Madre Teresa de Calcuta
Desde mi opción por el magisterio, conocí a la profesora Socorro Bonilla. Tuve el placer de ser su alumna en la asignatura “Técnicas de expresión oral”, en la carrera de español. Sí, era placer, porque fue una clase muy bonita. Y exigente. Me gustaba observarla, siempre andaba elegante. Su postura, su vestido y accesorios, sus palabras, todo en ella armonizaba. Su sola presencia hablaba.
Eran sesiones durante las cuales nos daba de todo: rigor, arte, ciencia, sentimientos. Me gustaba, a pesar de la tensión; pues como es lógico, había que expresarse de forma oral. Y cada día sudábamos, esperando que nos llegara el turno de pasar adelante para leer, describir, narrar o argumentar algo. Con ella conocí la declamación coral. Decía que los profesores y las profesoras deberíamos ser artistas.
Lo bonito y lo exigente era aprender a comunicarnos con la voz, el cuerpo, los desplazamientos, la distancia o la cercanía, la mirada, los gestos, el silencio, el sentimiento, la vestimenta, la postura, el formato y tipo de papel que contenía nuestro mensaje; el arreglo del escenario para que no interfiera la comunicación, sino que la permita y la refuerce. Y el uso correcto de las palabras, los sinónimos para evitar el empobrecimiento del lenguaje. Desde encontrar la “palabra exacta”, la estructura de la oración, hasta llegar al discurso, a la organización del pensamiento y su coherencia y enriquecimiento con la expresión oral. Y la coherencia con el ser. Además de todos los requisitos de la forma, las lecturas que seleccionaba tenían un contenido profundo. Recuerdo “El ruiseñor y la rosa” o “Que despierte el leñador”. Las técnicas del discurso se hermanaban con el mensaje para marcar huellas poderosas. Por supuesto, se necesitaba la práctica y dominio del tema que ella tenía.

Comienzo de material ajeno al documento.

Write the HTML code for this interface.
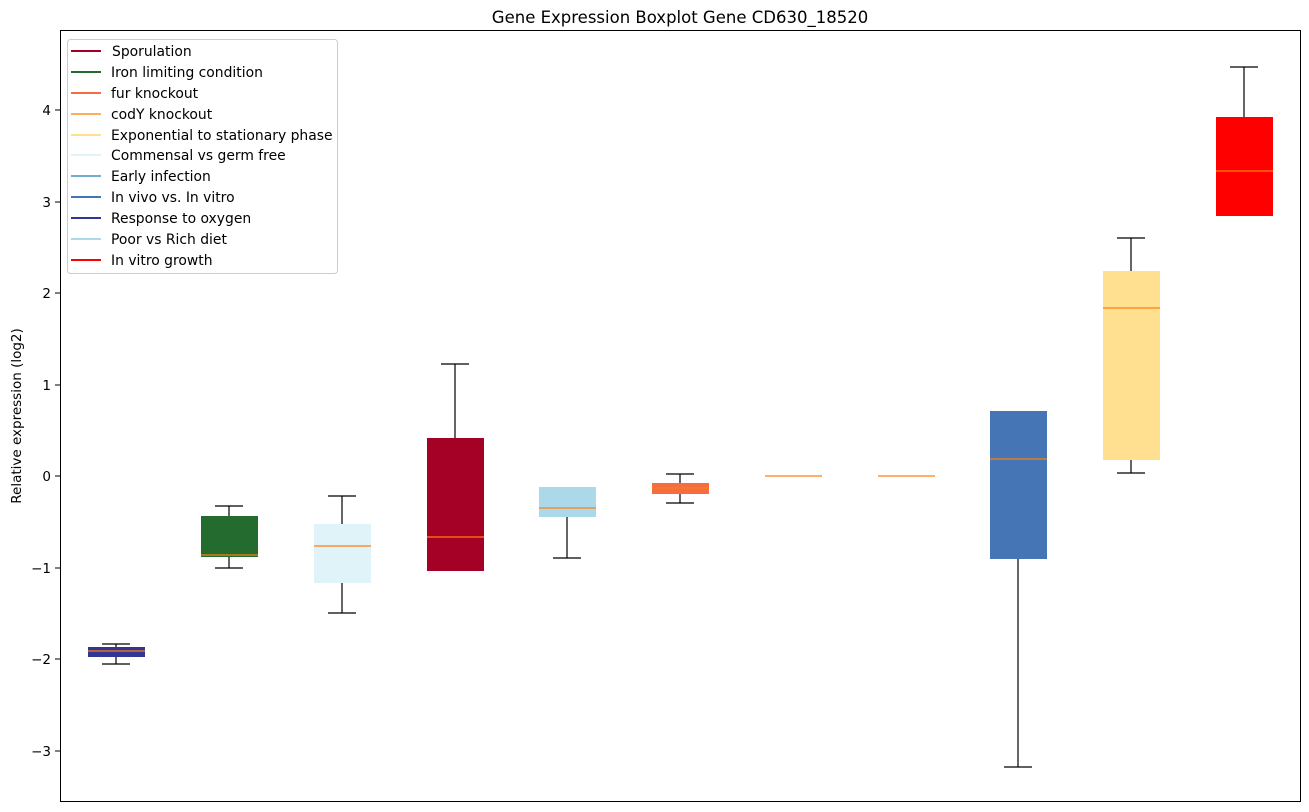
<!DOCTYPE html>
<html><head><meta charset="utf-8"><style>body{margin:0;background:#fff}svg{display:block}text{font-family:"DejaVu Sans","Liberation Sans",sans-serif}</style></head><body>
<svg width="1309" height="812" xmlns="http://www.w3.org/2000/svg">
<text x="680" y="23" font-size="16.5" text-anchor="middle">Gene Expression Boxplot Gene CD630_18520</text>
<g stroke="#000" stroke-width="1">
<line x1="55" y1="110" x2="60" y2="110"/><line x1="55" y1="202" x2="60" y2="202"/><line x1="55" y1="293" x2="60" y2="293"/><line x1="55" y1="385" x2="60" y2="385"/><line x1="55" y1="476" x2="60" y2="476"/><line x1="55" y1="568" x2="60" y2="568"/><line x1="55" y1="659" x2="60" y2="659"/><line x1="55" y1="751" x2="60" y2="751"/>
</g>
<g font-size="13.5" text-anchor="end">
<text x="51" y="115">4</text><text x="51" y="207">3</text><text x="51" y="298">2</text><text x="51" y="390">1</text><text x="51" y="481">0</text><text x="51" y="573">−1</text><text x="51" y="664">−2</text><text x="51" y="756">−3</text>
</g>
<text transform="translate(21,416) rotate(-90)" font-size="13.5" text-anchor="middle">Relative expression (log2)</text>
<g stroke="#000" stroke-width="1.2" fill="none">
<line x1="116" y1="644" x2="116" y2="664"/><line x1="102" y1="644" x2="130" y2="644"/><line x1="102" y1="664" x2="130" y2="664"/>
<line x1="229" y1="506" x2="229" y2="568"/><line x1="215" y1="506" x2="243" y2="506"/><line x1="215" y1="568" x2="243" y2="568"/>
<line x1="342" y1="496" x2="342" y2="613"/><line x1="328" y1="496" x2="356" y2="496"/><line x1="328" y1="613" x2="356" y2="613"/>
<line x1="455" y1="364" x2="455" y2="571"/><line x1="441" y1="364" x2="469" y2="364"/>
<line x1="567" y1="487" x2="567" y2="558"/><line x1="553" y1="558" x2="581" y2="558"/>
<line x1="680" y1="474" x2="680" y2="503"/><line x1="666" y1="474" x2="694" y2="474"/><line x1="666" y1="503" x2="694" y2="503"/>
<line x1="1018" y1="411" x2="1018" y2="767"/><line x1="1004" y1="767" x2="1032" y2="767"/>
<line x1="1131" y1="238" x2="1131" y2="473"/><line x1="1117" y1="238" x2="1145" y2="238"/><line x1="1117" y1="473" x2="1145" y2="473"/>
<line x1="1244" y1="67" x2="1244" y2="216"/><line x1="1230" y1="67" x2="1258" y2="67"/>
</g>
<g>
<rect x="88" y="647" width="57" height="10" fill="#313695"/>
<rect x="201" y="516" width="57" height="41" fill="#236b2f"/>
<rect x="314" y="524" width="57" height="59" fill="#e0f3f8"/>
<rect x="427" y="438" width="57" height="133" fill="#a50026"/>
<rect x="539" y="487" width="57" height="30" fill="#abd9e9"/>
<rect x="652" y="483" width="57" height="11" fill="#f46d43"/>
<rect x="990" y="411" width="57" height="148" fill="#4575b4"/>
<rect x="1103" y="271" width="57" height="189" fill="#fee090"/>
<rect x="1216" y="117" width="57" height="99" fill="#ff0000"/>
</g>
<g stroke="#ff7f0e" stroke-width="1.2">
<line x1="88" y1="651" x2="145" y2="651"/><line x1="201" y1="555" x2="258" y2="555"/><line x1="314" y1="546" x2="371" y2="546"/><line x1="427" y1="537" x2="484" y2="537"/><line x1="539" y1="508" x2="596" y2="508"/><line x1="652" y1="488" x2="709" y2="488"/><line x1="765" y1="476" x2="822" y2="476"/><line x1="878" y1="476" x2="935" y2="476"/><line x1="990" y1="459" x2="1047" y2="459"/><line x1="1103" y1="308" x2="1160" y2="308"/><line x1="1216" y1="171" x2="1273" y2="171"/>
</g>
<rect x="60.5" y="30.5" width="1240" height="771" fill="none" stroke="#000"/>
<rect x="67.5" y="39.5" width="270" height="234" rx="3" fill="#fff" fill-opacity="0.8" stroke="#ccc"/>
<g stroke-width="2">
<line x1="71" y1="51" x2="101" y2="51" stroke="#a50026"/>
<line x1="71" y1="72" x2="101" y2="72" stroke="#236b2f"/>
<line x1="71" y1="93" x2="101" y2="93" stroke="#f46d43"/>
<line x1="71" y1="114" x2="101" y2="114" stroke="#fdae61"/>
<line x1="71" y1="135" x2="101" y2="135" stroke="#fee090"/>
<line x1="71" y1="155" x2="101" y2="155" stroke="#e0f3f8"/>
<line x1="71" y1="176" x2="101" y2="176" stroke="#74add1"/>
<line x1="71" y1="197" x2="101" y2="197" stroke="#4575b4"/>
<line x1="71" y1="218" x2="101" y2="218" stroke="#313695"/>
<line x1="71" y1="239" x2="101" y2="239" stroke="#abd9e9"/>
<line x1="71" y1="260" x2="101" y2="260" stroke="#ff0000"/>
</g>
<g font-size="13.9">
<text x="112" y="56">Sporulation</text>
<text x="111" y="77">Iron limiting condition</text>
<text x="111" y="98">fur knockout</text>
<text x="111" y="119">codY knockout</text>
<text x="111" y="140">Exponential to stationary phase</text>
<text x="111" y="160">Commensal vs germ free</text>
<text x="111" y="181">Early infection</text>
<text x="111" y="202">In vivo vs. In vitro</text>
<text x="111" y="223">Response to oxygen</text>
<text x="111" y="244">Poor vs Rich diet</text>
<text x="111" y="265">In vitro growth</text>
</g>
</svg>
</body></html>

No olvido el trabajo final. Nos orientó un discurso sobre un escritor nicaragüense. Yo elegí al Dr. Alejandro Dávila Bolaños, que recién lo había matado la guardia de Somoza, de forma terrible. Escribí sobre su vida, la obra y su muerte (lo sacaron del hospital, igual que a otros, los rociaron con gasolina y los quemaron vivos). Recuerdo que cuando leía mi trabajo, se me rodaban las lágrimas, y al ver al público, observé que a varias compañeras les pasaba lo mismo. Era algo muy fuerte y reciente; y me recordaba a familiares y conocidos que murieron durante las insurrecciones de Estelí. Todavía el ruido de los helicópteros rozando el zinc y las miradas de los guardias, me electrizaban la columna. Pensé que no estaba en condiciones de aplicar las técnicas. Y le dije: profesora, ya no puedo seguir. Se me acercó y me contestó, sí puede, lo está haciendo muy bien. Vamos, continúe. Pude contener la emoción y terminé (llorando).
Fue una asignatura que me marcó, además de ser una clase agradable, es útil en todas las profesiones y en cualquier ámbito de la vida. Y sin lugar a dudas, el hecho de aprender a callarme para poder escuchar y observar, fue otro de los elementos que me indujeron a valorar el silencio. O más bien, la ausencia de sonidos molestos, porque el silencio absoluto no existe. Entre más nos callemos, más sonidos escucharemos, inclusive el pensamiento y los sentimientos del interlocutor. Y las voces de nuestro corazón o las que claman sin hablar. O el canto apagado del ruiseñor.
Y cuando en la Universidad me preguntaron si quería impartir la asignatura para la carrera de Periodismo, no la pensé y lo primero que hice fue buscar los folletos de la profesora Socorro Bonilla y hacer mi adaptación. Al evaluar la clase, me preguntaba ¿cómo me evaluaría ella ahora? Porque nos enseñó a volar, pero jamás volaremos su vuelo.
Gracias, Profesora, que un coro de ángeles haya aplaudido a su llegada. Que tenga el escenario ideal para descansar feliz y en paz.